| RECORDED INFORMATION |
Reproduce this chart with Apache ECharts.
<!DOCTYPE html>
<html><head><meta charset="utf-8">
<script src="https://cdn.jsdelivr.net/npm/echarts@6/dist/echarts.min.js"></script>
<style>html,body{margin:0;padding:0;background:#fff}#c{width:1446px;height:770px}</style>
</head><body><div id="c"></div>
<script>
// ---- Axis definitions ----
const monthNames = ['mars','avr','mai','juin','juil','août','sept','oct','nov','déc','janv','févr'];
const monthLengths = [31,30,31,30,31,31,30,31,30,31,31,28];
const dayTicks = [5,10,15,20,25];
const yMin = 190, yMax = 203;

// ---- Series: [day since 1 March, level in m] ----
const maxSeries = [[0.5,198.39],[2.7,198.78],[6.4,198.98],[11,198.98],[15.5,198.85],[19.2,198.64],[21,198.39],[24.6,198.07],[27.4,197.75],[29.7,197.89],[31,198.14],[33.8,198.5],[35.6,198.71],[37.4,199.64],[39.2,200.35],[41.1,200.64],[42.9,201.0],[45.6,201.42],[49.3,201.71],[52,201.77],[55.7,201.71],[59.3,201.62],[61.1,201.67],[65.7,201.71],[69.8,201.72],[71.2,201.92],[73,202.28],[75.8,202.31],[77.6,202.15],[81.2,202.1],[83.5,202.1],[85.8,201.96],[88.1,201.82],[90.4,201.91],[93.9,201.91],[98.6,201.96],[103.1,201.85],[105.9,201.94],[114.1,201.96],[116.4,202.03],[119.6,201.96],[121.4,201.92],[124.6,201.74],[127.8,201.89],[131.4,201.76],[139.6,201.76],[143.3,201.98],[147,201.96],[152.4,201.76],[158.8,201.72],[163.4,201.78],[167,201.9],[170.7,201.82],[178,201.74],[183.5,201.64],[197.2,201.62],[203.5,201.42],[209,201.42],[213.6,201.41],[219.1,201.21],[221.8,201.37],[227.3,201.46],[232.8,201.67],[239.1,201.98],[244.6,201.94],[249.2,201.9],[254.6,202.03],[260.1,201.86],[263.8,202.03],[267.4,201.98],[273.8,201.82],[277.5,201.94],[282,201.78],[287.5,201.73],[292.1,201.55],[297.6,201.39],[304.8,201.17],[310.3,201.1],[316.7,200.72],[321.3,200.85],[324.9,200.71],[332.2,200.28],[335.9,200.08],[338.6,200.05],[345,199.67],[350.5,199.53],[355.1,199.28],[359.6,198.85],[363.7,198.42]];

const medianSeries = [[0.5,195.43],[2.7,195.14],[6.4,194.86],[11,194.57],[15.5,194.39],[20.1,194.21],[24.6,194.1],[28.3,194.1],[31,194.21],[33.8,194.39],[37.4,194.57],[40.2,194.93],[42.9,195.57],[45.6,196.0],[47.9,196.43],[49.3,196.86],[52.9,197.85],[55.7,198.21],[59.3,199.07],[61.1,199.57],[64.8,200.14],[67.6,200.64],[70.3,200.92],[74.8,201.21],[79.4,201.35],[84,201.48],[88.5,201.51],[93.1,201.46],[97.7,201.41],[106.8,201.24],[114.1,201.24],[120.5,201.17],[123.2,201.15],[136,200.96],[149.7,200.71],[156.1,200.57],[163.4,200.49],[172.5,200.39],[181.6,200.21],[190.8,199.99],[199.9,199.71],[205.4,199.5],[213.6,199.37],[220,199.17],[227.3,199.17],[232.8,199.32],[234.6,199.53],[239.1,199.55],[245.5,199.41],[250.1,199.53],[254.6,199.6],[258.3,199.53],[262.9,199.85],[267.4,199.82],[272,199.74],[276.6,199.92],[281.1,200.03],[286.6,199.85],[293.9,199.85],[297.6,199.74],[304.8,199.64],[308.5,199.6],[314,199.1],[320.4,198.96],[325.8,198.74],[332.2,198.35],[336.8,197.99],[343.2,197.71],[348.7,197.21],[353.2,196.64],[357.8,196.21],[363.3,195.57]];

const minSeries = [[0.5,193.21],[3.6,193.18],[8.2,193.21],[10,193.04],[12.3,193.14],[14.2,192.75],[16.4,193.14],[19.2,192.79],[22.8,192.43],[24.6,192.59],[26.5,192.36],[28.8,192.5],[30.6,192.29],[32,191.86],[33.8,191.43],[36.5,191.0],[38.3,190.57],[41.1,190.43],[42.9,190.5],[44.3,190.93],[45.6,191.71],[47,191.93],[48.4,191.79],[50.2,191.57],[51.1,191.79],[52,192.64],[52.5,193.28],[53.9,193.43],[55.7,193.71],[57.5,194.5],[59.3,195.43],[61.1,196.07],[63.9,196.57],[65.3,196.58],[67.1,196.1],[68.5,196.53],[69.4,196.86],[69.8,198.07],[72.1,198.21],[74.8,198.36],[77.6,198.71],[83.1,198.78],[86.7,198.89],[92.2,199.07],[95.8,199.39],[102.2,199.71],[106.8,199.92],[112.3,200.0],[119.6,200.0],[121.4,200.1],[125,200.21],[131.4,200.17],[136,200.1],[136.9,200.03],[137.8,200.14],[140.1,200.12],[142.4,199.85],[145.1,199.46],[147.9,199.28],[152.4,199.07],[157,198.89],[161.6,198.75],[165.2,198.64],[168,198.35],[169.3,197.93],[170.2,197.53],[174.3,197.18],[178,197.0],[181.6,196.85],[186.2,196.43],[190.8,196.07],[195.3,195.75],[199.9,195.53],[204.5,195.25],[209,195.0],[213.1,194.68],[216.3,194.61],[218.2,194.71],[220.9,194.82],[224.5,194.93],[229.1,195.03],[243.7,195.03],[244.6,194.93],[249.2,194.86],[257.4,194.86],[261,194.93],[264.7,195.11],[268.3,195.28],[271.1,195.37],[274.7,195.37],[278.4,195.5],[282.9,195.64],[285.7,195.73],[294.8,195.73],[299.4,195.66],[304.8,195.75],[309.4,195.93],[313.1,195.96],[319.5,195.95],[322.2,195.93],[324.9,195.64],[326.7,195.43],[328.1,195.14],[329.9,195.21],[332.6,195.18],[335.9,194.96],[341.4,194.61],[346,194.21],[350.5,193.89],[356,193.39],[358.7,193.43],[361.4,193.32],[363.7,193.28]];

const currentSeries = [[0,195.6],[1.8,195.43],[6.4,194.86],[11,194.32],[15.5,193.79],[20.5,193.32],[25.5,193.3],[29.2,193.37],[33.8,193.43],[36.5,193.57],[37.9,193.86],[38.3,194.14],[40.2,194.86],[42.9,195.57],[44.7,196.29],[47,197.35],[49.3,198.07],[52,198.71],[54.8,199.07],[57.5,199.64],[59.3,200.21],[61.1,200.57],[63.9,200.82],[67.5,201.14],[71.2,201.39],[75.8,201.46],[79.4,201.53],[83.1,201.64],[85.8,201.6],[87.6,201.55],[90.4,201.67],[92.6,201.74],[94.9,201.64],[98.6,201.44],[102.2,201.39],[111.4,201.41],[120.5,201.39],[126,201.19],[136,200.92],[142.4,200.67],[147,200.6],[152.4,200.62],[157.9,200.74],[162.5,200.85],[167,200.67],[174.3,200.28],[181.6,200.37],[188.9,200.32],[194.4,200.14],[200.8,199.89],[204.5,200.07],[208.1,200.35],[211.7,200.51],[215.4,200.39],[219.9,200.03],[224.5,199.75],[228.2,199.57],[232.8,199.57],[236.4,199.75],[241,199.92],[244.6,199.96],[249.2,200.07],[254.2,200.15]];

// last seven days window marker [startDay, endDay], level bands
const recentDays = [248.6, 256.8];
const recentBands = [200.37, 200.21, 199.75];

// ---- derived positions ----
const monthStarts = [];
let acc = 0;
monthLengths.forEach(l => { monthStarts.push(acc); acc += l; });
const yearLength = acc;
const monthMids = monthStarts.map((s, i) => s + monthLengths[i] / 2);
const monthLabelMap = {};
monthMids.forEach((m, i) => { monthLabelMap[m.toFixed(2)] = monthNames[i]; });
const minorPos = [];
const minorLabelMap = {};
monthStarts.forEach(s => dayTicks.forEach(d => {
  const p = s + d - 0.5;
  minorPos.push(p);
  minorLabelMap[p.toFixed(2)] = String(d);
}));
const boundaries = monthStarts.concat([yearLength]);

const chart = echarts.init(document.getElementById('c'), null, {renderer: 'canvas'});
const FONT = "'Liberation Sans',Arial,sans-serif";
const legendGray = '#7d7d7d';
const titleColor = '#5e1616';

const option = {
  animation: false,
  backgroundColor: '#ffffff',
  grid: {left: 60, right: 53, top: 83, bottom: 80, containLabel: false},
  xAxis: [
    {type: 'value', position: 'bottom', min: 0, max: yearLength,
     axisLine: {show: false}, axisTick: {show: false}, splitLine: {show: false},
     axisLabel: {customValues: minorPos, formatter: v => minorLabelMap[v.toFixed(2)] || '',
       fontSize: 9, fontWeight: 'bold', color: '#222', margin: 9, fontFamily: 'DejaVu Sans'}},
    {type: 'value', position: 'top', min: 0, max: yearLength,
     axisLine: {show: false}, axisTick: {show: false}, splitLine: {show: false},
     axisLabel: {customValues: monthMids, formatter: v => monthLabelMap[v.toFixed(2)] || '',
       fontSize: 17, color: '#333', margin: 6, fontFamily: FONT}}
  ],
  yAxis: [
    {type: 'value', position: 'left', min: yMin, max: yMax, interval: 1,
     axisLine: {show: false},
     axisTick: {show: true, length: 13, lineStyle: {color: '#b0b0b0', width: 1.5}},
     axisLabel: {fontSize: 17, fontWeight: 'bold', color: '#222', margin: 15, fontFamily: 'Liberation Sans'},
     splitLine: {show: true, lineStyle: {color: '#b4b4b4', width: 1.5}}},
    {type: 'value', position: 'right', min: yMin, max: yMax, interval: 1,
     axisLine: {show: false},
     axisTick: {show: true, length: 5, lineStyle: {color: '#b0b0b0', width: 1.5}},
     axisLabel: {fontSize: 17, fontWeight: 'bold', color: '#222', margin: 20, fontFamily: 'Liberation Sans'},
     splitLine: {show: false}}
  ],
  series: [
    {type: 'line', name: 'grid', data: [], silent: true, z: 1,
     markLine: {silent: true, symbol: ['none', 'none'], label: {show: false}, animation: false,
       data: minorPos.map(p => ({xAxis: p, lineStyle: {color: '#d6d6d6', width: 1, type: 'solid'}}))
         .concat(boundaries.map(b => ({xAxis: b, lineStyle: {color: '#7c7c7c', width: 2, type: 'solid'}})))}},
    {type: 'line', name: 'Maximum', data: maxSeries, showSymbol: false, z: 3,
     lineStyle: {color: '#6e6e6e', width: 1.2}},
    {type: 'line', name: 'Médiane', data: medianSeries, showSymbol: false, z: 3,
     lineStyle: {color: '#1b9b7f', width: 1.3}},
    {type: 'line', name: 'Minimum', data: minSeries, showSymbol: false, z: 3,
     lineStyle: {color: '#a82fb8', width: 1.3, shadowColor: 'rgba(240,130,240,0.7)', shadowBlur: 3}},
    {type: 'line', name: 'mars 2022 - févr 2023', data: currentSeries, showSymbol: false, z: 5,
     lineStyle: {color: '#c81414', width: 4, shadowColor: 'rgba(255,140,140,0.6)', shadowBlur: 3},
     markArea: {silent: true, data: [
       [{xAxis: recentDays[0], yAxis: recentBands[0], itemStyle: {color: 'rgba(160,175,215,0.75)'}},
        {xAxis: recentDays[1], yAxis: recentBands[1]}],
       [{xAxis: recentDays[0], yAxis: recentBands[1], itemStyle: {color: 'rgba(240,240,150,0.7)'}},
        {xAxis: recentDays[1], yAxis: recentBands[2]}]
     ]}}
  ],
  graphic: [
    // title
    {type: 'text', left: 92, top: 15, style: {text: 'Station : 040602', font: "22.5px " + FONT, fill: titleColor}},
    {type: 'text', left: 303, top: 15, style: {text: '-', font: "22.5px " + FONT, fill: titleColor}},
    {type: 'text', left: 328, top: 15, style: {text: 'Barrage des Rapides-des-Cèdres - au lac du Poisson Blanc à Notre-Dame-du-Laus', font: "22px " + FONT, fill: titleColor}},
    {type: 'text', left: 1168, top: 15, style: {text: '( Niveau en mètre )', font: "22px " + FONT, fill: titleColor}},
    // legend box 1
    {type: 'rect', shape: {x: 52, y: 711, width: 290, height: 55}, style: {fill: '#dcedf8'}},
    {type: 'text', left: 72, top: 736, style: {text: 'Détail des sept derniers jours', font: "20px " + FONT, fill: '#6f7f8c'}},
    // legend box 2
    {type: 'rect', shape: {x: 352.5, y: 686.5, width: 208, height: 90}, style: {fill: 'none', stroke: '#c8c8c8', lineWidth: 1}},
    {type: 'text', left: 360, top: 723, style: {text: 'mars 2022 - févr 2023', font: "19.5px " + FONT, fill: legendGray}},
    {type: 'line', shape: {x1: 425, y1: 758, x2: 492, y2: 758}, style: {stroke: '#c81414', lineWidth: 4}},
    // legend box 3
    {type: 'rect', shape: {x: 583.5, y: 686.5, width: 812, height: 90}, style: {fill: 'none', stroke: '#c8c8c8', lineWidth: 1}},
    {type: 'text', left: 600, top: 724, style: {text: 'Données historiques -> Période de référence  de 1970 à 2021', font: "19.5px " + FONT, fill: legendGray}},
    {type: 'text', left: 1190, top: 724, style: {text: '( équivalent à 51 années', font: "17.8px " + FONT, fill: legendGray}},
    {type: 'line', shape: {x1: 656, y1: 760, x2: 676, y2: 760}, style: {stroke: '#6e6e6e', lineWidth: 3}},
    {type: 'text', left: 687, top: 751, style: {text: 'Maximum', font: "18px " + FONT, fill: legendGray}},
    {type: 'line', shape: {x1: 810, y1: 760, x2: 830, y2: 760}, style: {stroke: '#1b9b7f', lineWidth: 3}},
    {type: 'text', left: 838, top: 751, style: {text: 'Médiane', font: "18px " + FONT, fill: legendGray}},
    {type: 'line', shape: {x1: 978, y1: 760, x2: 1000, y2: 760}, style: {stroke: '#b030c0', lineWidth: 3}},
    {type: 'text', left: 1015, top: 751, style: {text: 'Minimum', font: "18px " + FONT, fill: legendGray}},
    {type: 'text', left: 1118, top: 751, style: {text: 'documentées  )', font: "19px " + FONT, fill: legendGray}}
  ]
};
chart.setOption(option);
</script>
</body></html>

| THE TASK |
Lines from the start of the material above through the line containing "const yMin = 190, yMax = 203;" are to be duplicated exactly, and only those.

| OUTPUT FOR THIS TASK |
Reproduce this chart with Apache ECharts.
<!DOCTYPE html>
<html><head><meta charset="utf-8">
<script src="https://cdn.jsdelivr.net/npm/echarts@6/dist/echarts.min.js"></script>
<style>html,body{margin:0;padding:0;background:#fff}#c{width:1446px;height:770px}</style>
</head><body><div id="c"></div>
<script>
// ---- Axis definitions ----
const monthNames = ['mars','avr','mai','juin','juil','août','sept','oct','nov','déc','janv','févr'];
const monthLengths = [31,30,31,30,31,31,30,31,30,31,31,28];
const dayTicks = [5,10,15,20,25];
const yMin = 190, yMax = 203;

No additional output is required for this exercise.